As I mentioned in the last blog, I have a favorite route that I travel through the Farmer’s market. It starts at Gate 4, on the North side, which takes you straight into the food court. If it is early in the morning, you might start with french toast from Charlies. On a Saturday morning, the line for this place can take forever. But usually I hit the Farmer’s Market in the afternoon, in which case, go for the Gumbo Pot.
There are five “lanes” that run from East to West along the market. I like to walk up the second row, where you can find Marconda’s meat market. They have meats that are particular to New Orleans cooking, and an incredibly smart assed counter man. We have had this exchange more than once:
“What did you call me???”
On my last visit, he discovered we both had the same credit card and used that to play an elaborate practical joke on me. If you are going to continue shopping, they will hold your purchase in the refrigerator for you. Oh, and they shape their sausage into little piggies. What more could you want?
Just next to the meat counter is the nicest produce in the market. But I usually save them for last, since fruit can get heavy, and I feel strange pushing around those green wooden shopping carts. Continue heading East between the two glass display counters of the Ultimate Nut and Candy. The candy counter on the right has very good sugar free candies, especially the English toffee. On your left is a counter for nuts and dried and candied fruit, which gets very busy during the holidays.
After passing a few trinket shops, you will see LittleJohn’s Toffee House on the right, where you can watch them making candy in the window. They sell homemade marshmallows, which also come dipped in caramel or coconut.
At the end of the old Farmer’s market you dead-end at the other food court. Tusquella’s Fish and Oyster Bar, Bennett’s Ice Cream and Patsy D’Amore’s Pizza are all supposed to be very good, although I am usually full by this point. But sometimes I have just enough room for Bob’s Coffee and Donuts, known for its cinnamon rolls and jelly donuts.
At this point, turn and head West. On the left is Tusquella’s seafood. I have yet to buy their seafood, but they have New Orleans products there, so I always stock up on Creole mustard and fish fry.
On the right is Light My Fire, which stocks every kind of hot sauce and dried chili powder imaginable.

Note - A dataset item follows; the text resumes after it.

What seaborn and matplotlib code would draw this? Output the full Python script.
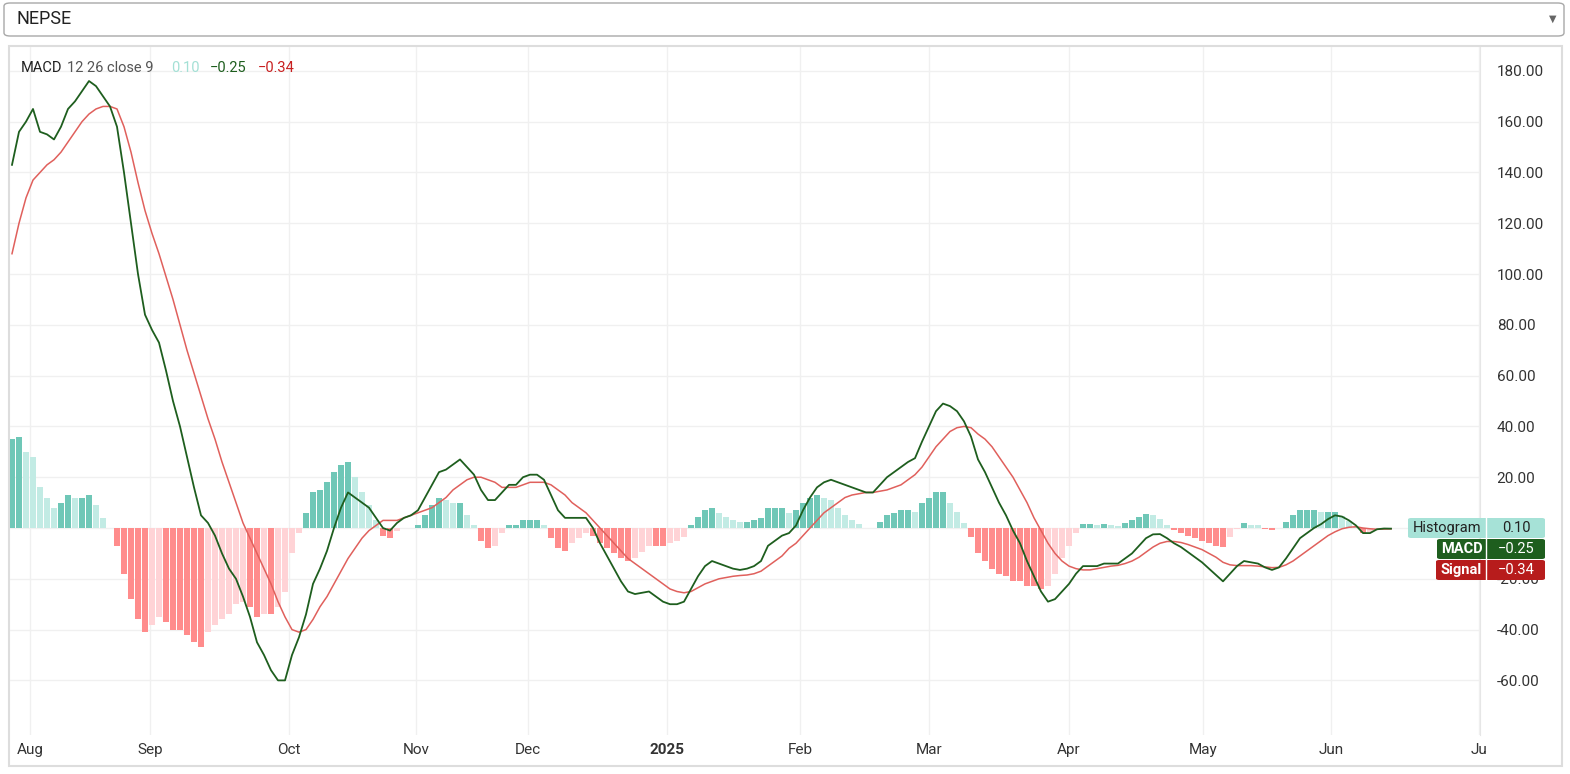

Exiting through gate 3 takes you between two produce stands. The Fruit Company on the left has a fantastic fruit salad, which seems pricey, but is worth it. Across the aisle, Farm Fresh Produce has fresh fruits in season; I especially love the bing cherries and figs. Sorry I don’t have pictures of the gorgeous produce. Some guy had started a random conversation with me on this visit and was goading me into photographing the watermelon, which made me kind of nervous. In fact, lots of guys strike up random conversations with me at the Farmer’s market, so it’s probably a good place to troll if you are single.
Tips: There is a secret upstairs dining area on the north side if you can’t find a table…They are busiest on weekends and Thursday nights when they have live music, and it can be hard to find parking…The Grove’s parking lot does not accept validation from the Farmer’s Market shops, so pick up a latte or stop by Crate and Barrel for validation if you park in the structure.